Smart Business talked to Terry Garrison, a San Francisco-based senior consultant with Watson Wyatt, a global human capital and financial management consulting firm, about ways that organizations can engage their employees in integrated health improvement and productivity management. Incorporating accountability empowers employees and minimizes the impact of absenteeism.
How can employers engage their employees to become accountable for improving and managing their health?
Most organizations believe they have the power to improve overall employee health and productivity and have, in recent years, provided employees with tools for making health care choices. Although employees seem to appreciate these services and tools, it does not always result in their improved health and work productivity. What is required is an integrated strategy that raises accountability and effectiveness of all stakeholders.
Incentive plans that simply reward people for improving their health often do not result in long-lasting behavior changes or lower health costs. Alternatively, employees are more likely to adopt long-term behavior change if they have a personal relationship with, and are accountable to, someone who can reinforce their self-determined plan for behavior change.
Integrated strategy starts by identifying individual employees with health risks through Health Risk Assessments (HRA) and reviewing medical and pharmacy claims data. Those employees can then be offered the services of a health coach who can offer personalized education about their specific health risks and help tailor a plan to address those risks.
Are there points where health management and absence management intersect that can improve overall program effectiveness?
Our research shows that integrating health and productivity best practices can result in desired health management outcomes and lower health care and wage replacement costs associated with absence. This is where the health coach is again effective by becoming a single point of access to support absence- and productivity-related programs.
Working in tandem with appropriate incentives can enable and support the desired behavior from employees. For example, we know that depression frequently occurs with a variety of physical illnesses and impairments, such as chronic lower back pain, and that people who suffer from chronic or catastrophic health issues are 60 percent more likely to be depressed and have 40 percent higher health care costs. A well-trained health coach can identify confusion and non-compliant behavior; identify whether a root cause is depression; educate the employee on the effects of depression and various treatment options available under the employer’s benefit program; and refer him or her to appropriate mental health resources.
How can internal workplace and HR policy and practices promote health and productivity?
In recent years, employers have become better in managing employee health productivity, but they still have room for improvement. A key component is making managers and supervisors accountable for supporting company health care strategy. To accomplish this, however, you have to have incentives for managers to care about whether people are at work, as well as training and tools to help them follow through on policies.

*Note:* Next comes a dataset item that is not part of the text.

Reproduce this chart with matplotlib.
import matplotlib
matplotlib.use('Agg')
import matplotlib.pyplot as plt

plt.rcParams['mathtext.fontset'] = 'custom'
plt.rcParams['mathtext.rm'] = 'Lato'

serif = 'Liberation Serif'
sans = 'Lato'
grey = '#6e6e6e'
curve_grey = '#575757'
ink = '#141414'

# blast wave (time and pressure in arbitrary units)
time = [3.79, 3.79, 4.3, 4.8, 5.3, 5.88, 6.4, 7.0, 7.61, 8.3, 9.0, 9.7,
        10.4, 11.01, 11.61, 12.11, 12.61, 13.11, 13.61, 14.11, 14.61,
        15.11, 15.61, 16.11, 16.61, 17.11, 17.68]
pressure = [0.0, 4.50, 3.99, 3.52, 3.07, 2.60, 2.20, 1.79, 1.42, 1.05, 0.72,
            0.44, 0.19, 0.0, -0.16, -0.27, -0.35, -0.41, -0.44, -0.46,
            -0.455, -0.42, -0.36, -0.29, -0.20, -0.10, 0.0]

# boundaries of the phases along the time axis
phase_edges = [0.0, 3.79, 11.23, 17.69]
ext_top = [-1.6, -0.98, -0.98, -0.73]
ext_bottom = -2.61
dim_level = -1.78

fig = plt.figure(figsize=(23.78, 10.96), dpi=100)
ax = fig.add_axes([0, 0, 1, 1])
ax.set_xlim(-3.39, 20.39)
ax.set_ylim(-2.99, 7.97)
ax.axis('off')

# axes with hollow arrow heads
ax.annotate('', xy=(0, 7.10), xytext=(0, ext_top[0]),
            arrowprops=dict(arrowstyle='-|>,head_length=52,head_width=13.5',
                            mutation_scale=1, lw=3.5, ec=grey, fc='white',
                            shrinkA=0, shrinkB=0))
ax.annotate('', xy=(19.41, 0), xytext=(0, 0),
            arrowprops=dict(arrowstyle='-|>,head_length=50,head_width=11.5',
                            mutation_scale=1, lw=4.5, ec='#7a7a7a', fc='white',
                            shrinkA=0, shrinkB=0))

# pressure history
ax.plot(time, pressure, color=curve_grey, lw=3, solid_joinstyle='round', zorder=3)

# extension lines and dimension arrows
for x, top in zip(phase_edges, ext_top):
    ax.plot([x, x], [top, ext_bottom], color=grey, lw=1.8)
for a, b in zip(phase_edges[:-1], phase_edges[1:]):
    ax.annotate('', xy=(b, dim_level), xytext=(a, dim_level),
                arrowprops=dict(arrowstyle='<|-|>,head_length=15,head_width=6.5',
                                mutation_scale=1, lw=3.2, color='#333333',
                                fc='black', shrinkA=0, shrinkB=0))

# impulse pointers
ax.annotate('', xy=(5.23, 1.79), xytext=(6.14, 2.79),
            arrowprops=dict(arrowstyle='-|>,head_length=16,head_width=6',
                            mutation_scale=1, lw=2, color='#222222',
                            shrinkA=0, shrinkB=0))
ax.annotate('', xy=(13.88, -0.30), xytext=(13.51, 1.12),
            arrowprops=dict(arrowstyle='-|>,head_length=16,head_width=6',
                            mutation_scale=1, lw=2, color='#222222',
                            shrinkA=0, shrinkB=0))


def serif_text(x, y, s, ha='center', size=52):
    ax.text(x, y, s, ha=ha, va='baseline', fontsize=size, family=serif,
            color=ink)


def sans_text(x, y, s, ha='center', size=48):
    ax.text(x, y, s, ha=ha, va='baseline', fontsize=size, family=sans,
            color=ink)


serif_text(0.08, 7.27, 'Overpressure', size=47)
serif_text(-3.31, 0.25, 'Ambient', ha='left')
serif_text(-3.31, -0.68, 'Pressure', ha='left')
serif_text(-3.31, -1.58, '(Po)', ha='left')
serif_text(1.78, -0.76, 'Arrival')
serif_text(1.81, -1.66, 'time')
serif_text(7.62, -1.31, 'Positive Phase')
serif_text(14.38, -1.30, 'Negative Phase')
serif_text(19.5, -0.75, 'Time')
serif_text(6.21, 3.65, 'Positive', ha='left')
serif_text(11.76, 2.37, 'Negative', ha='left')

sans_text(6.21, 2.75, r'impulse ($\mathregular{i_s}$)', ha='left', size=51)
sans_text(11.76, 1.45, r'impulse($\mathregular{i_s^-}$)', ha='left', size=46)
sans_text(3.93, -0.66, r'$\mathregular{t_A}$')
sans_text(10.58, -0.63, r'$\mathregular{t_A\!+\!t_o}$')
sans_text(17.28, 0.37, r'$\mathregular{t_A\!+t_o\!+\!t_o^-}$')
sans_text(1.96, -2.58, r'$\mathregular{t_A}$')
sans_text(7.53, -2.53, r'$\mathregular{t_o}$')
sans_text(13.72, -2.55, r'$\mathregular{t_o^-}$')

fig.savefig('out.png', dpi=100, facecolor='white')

How does vendor management fit into this new equation?
Many national health and disability carriers use a variety of subcontractors. The result is that some organizations have up to 10 vendors addressing various components of their health and productivity programming.

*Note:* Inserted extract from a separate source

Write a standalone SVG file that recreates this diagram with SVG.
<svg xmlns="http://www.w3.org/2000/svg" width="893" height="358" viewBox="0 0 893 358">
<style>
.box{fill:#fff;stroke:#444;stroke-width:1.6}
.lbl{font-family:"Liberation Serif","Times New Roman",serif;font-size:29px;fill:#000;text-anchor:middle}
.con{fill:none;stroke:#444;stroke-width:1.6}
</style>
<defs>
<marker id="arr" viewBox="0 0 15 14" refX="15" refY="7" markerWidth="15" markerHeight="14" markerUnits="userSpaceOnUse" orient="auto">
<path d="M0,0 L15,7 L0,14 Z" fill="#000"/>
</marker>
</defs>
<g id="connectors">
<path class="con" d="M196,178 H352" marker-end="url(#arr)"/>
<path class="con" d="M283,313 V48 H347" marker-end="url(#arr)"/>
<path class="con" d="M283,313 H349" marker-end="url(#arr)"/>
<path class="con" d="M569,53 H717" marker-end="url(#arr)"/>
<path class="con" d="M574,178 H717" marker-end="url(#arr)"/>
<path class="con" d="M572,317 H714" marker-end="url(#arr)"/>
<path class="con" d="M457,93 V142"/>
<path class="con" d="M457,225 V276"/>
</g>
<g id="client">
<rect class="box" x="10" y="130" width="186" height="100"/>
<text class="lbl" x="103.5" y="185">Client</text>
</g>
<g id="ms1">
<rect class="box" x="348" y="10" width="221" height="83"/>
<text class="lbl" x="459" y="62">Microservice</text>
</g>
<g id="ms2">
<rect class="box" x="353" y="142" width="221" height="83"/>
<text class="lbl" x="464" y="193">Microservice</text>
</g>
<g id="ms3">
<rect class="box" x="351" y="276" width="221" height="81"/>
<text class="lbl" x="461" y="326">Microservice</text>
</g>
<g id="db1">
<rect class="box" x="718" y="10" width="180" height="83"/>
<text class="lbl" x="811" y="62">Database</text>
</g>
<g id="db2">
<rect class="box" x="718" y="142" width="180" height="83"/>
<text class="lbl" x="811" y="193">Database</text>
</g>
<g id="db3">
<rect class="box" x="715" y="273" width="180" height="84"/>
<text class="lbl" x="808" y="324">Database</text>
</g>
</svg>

We recognize that it is rare for employers to find one or even two vendors that meet best practice for all their health-management and absence-management program needs. To address this, we endorse annual summits that engage vendors to discuss the various functions they perform and then collaboratively develop a plan to align and optimize roles and processes. Undoubtedly, organizations that establish strategies to evaluate the effectiveness of their entire vendor continuum will fare better at managing their health and productivity outcomes.
What kind of results will a company that follows these suggestions expect to see immediately and down the road?
Research shows that successful health-and productivity-management programs produce a positive return on investment of 3:1 to 7:1. Typically, it takes 18 to 24 months to see the first positive returns, though some components may produce in a shorter time frame.